Professor Derval Tubridy
Derval Tubridy is Professor of Literature and Visual Culture at Goldsmiths. She co-directs the London Beckett Seminar and is Vice-Chair of the British Association of Irish Studies. She works on modern and contemporary literature, philosophy, performance, and the visual arts with a focus on the intersections between language, materiality and process. Author of Samuel Beckett and the Language of Subjectivity (CUP 2018), and Thomas Kinsella: The Peppercanister Poems (UCD Press, 2001), she has published widely on Modernism and Irish Studies, with a recent focus on intermediality and neurodiversity. Her work has been funded by the Fulbright Commission, the British Academy and the AHRC.
Dr Mischa Twitchin
Mischa Twitchin's principal research interests are in European theatres of the avant-garde, Afro-European cultural politics, empathy and mimesis, performance philosophy, memory studies, and dialogues between anthropology, museum ethnography, and art.

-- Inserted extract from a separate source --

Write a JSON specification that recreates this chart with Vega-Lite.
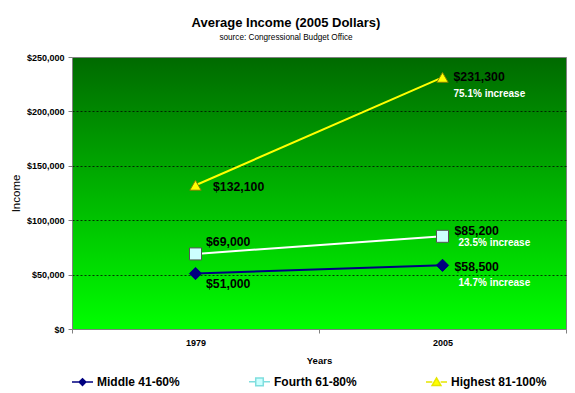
{
  "$schema": "https://vega.github.io/schema/vega-lite/v6.json",
  "width": 494,
  "height": 272,
  "autosize": {"type": "none"},
  "padding": {"left": 72, "top": 57, "right": 9, "bottom": 64},
  "background": "white",
  "title": {
    "text": "Average Income (2005 Dollars)",
    "subtitle": "source: Congressional Budget Office",
    "font": "Liberation Sans",
    "fontSize": 13,
    "fontWeight": "bold",
    "color": "black",
    "subtitleFont": "Liberation Sans",
    "subtitleFontSize": 8.2,
    "subtitleColor": "black",
    "subtitlePadding": 4,
    "anchor": "middle",
    "dx": -33,
    "offset": 12
  },
  "config": {
    "font": "Liberation Sans",
    "view": {
      "stroke": "#808080",
      "strokeWidth": 1,
      "fill": {
        "gradient": "linear",
        "x1": 0, "y1": 0, "x2": 0, "y2": 1,
        "stops": [
          {"offset": 0, "color": "#006a00"},
          {"offset": 1, "color": "#00ff00"}
        ]
      }
    }
  },
  "datasets": {
    "income": [
      {"series": "Middle 41-60%", "year": "1979", "income": 51000, "increase": ""},
      {"series": "Middle 41-60%", "year": "2005", "income": 58500, "increase": "14.7% increase"},
      {"series": "Fourth 61-80%", "year": "1979", "income": 69000, "increase": ""},
      {"series": "Fourth 61-80%", "year": "2005", "income": 85200, "increase": "23.5% increase"},
      {"series": "Highest 81-100%", "year": "1979", "income": 132100, "increase": ""},
      {"series": "Highest 81-100%", "year": "2005", "income": 231300, "increase": "75.1% increase"}
    ]
  },
  "data": {"name": "income"},
  "encoding": {
    "x": {
      "field": "year",
      "type": "ordinal",
      "bandPosition": 0.5,
      "scale": {"type": "band", "paddingInner": 0, "paddingOuter": 0},
      "axis": {
        "title": "Years",
        "titleFont": "Liberation Sans",
        "titleFontSize": 9.5,
        "titleFontWeight": "bold",
        "titleColor": "black",
        "titlePadding": 8,
        "labelAngle": 0,
        "labelFont": "Liberation Sans",
        "labelFontSize": 9,
        "labelFontWeight": "bold",
        "labelColor": "black",
        "labelPadding": 5,
        "tickBand": "extent",
        "tickSize": 4,
        "tickColor": "#808080",
        "domain": false,
        "grid": false
      }
    },
    "y": {
      "field": "income",
      "type": "quantitative",
      "scale": {"domain": [0, 250000], "nice": false},
      "axis": {
        "title": "Income",
        "titleFont": "Liberation Sans",
        "titleFontSize": 11.5,
        "titleFontWeight": "normal",
        "titleColor": "black",
        "titlePadding": 5,
        "values": [0, 50000, 100000, 150000, 200000, 250000],
        "format": "$,.0f",
        "labelFont": "Liberation Sans",
        "labelFontSize": 9,
        "labelFontWeight": "bold",
        "labelColor": "black",
        "labelPadding": 4,
        "tickSize": 4,
        "tickColor": "#808080",
        "domain": false,
        "grid": true,
        "gridColor": {"condition": {"test": "datum.value == 0 || datum.value == 250000", "value": "transparent"}, "value": "#000000"},
        "gridDash": [2, 2],
        "gridOpacity": 0.75
      }
    }
  },
  "layer": [
    {
      "transform": [{"filter": "datum.series == 'Highest 81-100%'"}],
      "mark": {"type": "line", "color": "#ffff00", "strokeWidth": 2}
    },
    {
      "transform": [{"filter": "datum.series == 'Fourth 61-80%'"}],
      "mark": {"type": "line", "color": "#ffffff", "strokeWidth": 2}
    },
    {
      "transform": [{"filter": "datum.series == 'Middle 41-60%'"}],
      "mark": {"type": "line", "color": "#000080", "strokeWidth": 2}
    },
    {
      "transform": [{"filter": "datum.series == 'Highest 81-100%'"}],
      "mark": {"type": "point", "shape": "triangle-up", "size": 130, "filled": true, "fill": "#ffff00", "stroke": "#808000", "strokeWidth": 1, "opacity": 1}
    },
    {
      "transform": [{"filter": "datum.series == 'Fourth 61-80%'"}],
      "mark": {"type": "point", "shape": "square", "size": 144, "filled": true, "fill": "#ccffff", "stroke": "#555555", "strokeWidth": 1, "opacity": 1}
    },
    {
      "transform": [{"filter": "datum.series == 'Middle 41-60%'"}],
      "mark": {"type": "point", "shape": "diamond", "size": 150, "filled": true, "fill": "#000080", "stroke": "#000080", "strokeWidth": 1, "opacity": 1}
    },
    {
      "transform": [{"filter": "datum.series == 'Highest 81-100%' && datum.year == '1979'"}],
      "mark": {"type": "text", "align": "left", "baseline": "middle", "dx": 17.5, "dy": 1.5, "fontSize": 12.3, "fontWeight": "bold", "color": "black"},
      "encoding": {"text": {"field": "income", "type": "quantitative", "format": "$,.0f"}}
    },
    {
      "transform": [{"filter": "datum.series == 'Fourth 61-80%' && datum.year == '1979'"}],
      "mark": {"type": "text", "align": "left", "baseline": "middle", "dx": 10.5, "dy": -12, "fontSize": 12.3, "fontWeight": "bold", "color": "black"},
      "encoding": {"text": {"field": "income", "type": "quantitative", "format": "$,.0f"}}
    },
    {
      "transform": [{"filter": "datum.series == 'Middle 41-60%' && datum.year == '1979'"}],
      "mark": {"type": "text", "align": "left", "baseline": "middle", "dx": 10.5, "dy": 10, "fontSize": 12.3, "fontWeight": "bold", "color": "black"},
      "encoding": {"text": {"field": "income", "type": "quantitative", "format": "$,.0f"}}
    },
    {
      "transform": [{"filter": "datum.series == 'Highest 81-100%' && datum.year == '2005'"}],
      "mark": {"type": "text", "align": "left", "baseline": "middle", "dx": 11, "dy": -0.5, "fontSize": 12.3, "fontWeight": "bold", "color": "black"},
      "encoding": {"text": {"field": "income", "type": "quantitative", "format": "$,.0f"}}
    },
    {
      "transform": [{"filter": "datum.series == 'Fourth 61-80%' && datum.year == '2005'"}],
      "mark": {"type": "text", "align": "left", "baseline": "middle", "dx": 12, "dy": -5.5, "fontSize": 12.3, "fontWeight": "bold", "color": "black"},
      "encoding": {"text": {"field": "income", "type": "quantitative", "format": "$,.0f"}}
    },
    {
      "transform": [{"filter": "datum.series == 'Middle 41-60%' && datum.year == '2005'"}],
      "mark": {"type": "text", "align": "left", "baseline": "middle", "dx": 12, "dy": 1.3, "fontSize": 12.3, "fontWeight": "bold", "color": "black"},
      "encoding": {"text": {"field": "income", "type": "quantitative", "format": "$,.0f"}}
    },
    {
      "transform": [{"filter": "datum.series == 'Highest 81-100%' && datum.year == '2005'"}],
      "mark": {"type": "text", "align": "left", "baseline": "middle", "dx": 11, "dy": 17, "fontSize": 10, "fontWeight": "bold", "color": "white"},
      "encoding": {"text": {"field": "increase", "type": "nominal"}}
    },
    {
      "transform": [{"filter": "datum.series == 'Fourth 61-80%' && datum.year == '2005'"}],
      "mark": {"type": "text", "align": "left", "baseline": "middle", "dx": 16, "dy": 6.4, "fontSize": 10, "fontWeight": "bold", "color": "white"},
      "encoding": {"text": {"field": "increase", "type": "nominal"}}
    },
    {
      "transform": [{"filter": "datum.series == 'Middle 41-60%' && datum.year == '2005'"}],
      "mark": {"type": "text", "align": "left", "baseline": "middle", "dx": 16, "dy": 17.3, "fontSize": 10, "fontWeight": "bold", "color": "white"},
      "encoding": {"text": {"field": "increase", "type": "nominal"}}
    },
    {
      "transform": [{"filter": "datum.income < 0"}],
      "mark": {"type": "point", "filled": true, "strokeWidth": 2, "opacity": 1},
      "encoding": {
        "shape": {
          "field": "series",
          "type": "nominal",
          "scale": {
            "domain": ["Middle 41-60%", "Fourth 61-80%", "Highest 81-100%"],
            "range": [
              "M-1,0H1M0,-0.32L0.32,0L0,0.32L-0.32,0Z",
              "M-1,0H-0.36M0.36,0H1M-0.36,-0.36H0.36V0.36H-0.36Z",
              "M-1,0H-0.4M0.4,0H1M0,-0.4L0.42,0.32L-0.42,0.32Z"
            ]
          },
          "legend": {
            "orient": "none",
            "legendX": -1,
            "legendY": 313,
            "direction": "horizontal",
            "title": null,
            "symbolSize": 441,
            "symbolStrokeWidth": 1.5,
            "symbolOpacity": 1,
            "labelFont": "Liberation Sans",
            "labelFontSize": 12,
            "labelFontWeight": "bold",
            "labelColor": "black",
            "labelOffset": 3,
            "columnPadding": 66
          }
        },
        "fill": {
          "field": "series",
          "type": "nominal",
          "scale": {
            "domain": ["Middle 41-60%", "Fourth 61-80%", "Highest 81-100%"],
            "range": ["#000080", "#ccffff", "#ffff00"]
          }
        },
        "stroke": {
          "field": "series",
          "type": "nominal",
          "scale": {
            "domain": ["Middle 41-60%", "Fourth 61-80%", "Highest 81-100%"],
            "range": ["#000080", "#7fdede", "#e6e600"]
          }
        }
      }
    }
  ]
}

Among his publications: The Theatre of Death - The Uncanny in Mimesis: Tadeusz Kantor, Aby Warburg and an Iconology of the Actor (2016).
Dr Megha Agarwal
Megha Agarwal completed her doctoral thesis in Comparative Literature at Goldsmiths. She teaches at the School of Liberal Arts at NMIMS University in Mumbai, India. Her research interests include comparative literature and intertextuality in practice; some of her work has been published in Comparative Critical Studies and by Maria Curie-Skłodowska and Columbia University Press.
Dr Lucia Claudia Fiorella
Lucia Claudia Fiorella's research focuses on postcolonial literature and on auto/biographism. Her publications include a book on figures of evil in J.M. Coetzee (Figure del Male in J.M. Coetzee, 2006) and the forthcoming Oltre il patto autobiografico. Da Barthes a Coetzee (Beyond the Autobiographical Pact: From Barthes to Coetzee).
Dr Katharina Herold
Katharina Herold is Lecturer in Victorian and Modern Literature at Brasenose College, Oxford. She graduated from Goldsmiths before completing her DPhil at Oxford. She has published on European Decadence and is currently preparing her first monograph The Indispensable East in Decadent Literature 1880-1920 for publication.
Dr Meritxell Joan Rodríguez
Meritxell Joan Rodríguez completed an MA in Comparative Literary Studies at Goldsmiths and earned a PhD in Linguistic, Literary and Cultural Studies from the University of Barcelona. Currently, she is the coordinator of the Gender Department of the European Institute of the Mediterranean (IEMed). She has published on migration in and across Western Mediterranean countries and on the Harki legacy.
Dr Rita Sakr
Previously a Lecturer in World Literature at Goldsmiths, Rita Sakr is Lecturer in Postcolonial and Global Literatures at Maynooth University, Ireland. Among various other publications, she is the author of Monumental Space in the Post-Imperial Novel: An Interdisciplinary Study and of ‘Anticipating’ the 2011 Arab Uprisings: Revolutionary Literatures and Political Geographies.
Dr Meiping Zhang
Meiping Zhang studied at Goldsmiths and completed her PhD research on Paul Auster's works. She teaches at Shanghai University of Finance and Economics. Her publications include "Pen and Bomb: Creative Agency in Paul Auster's Leviathan" and "'A World Compete Without Me': Writing Cinema in Paul Auster's The Book of Illusions."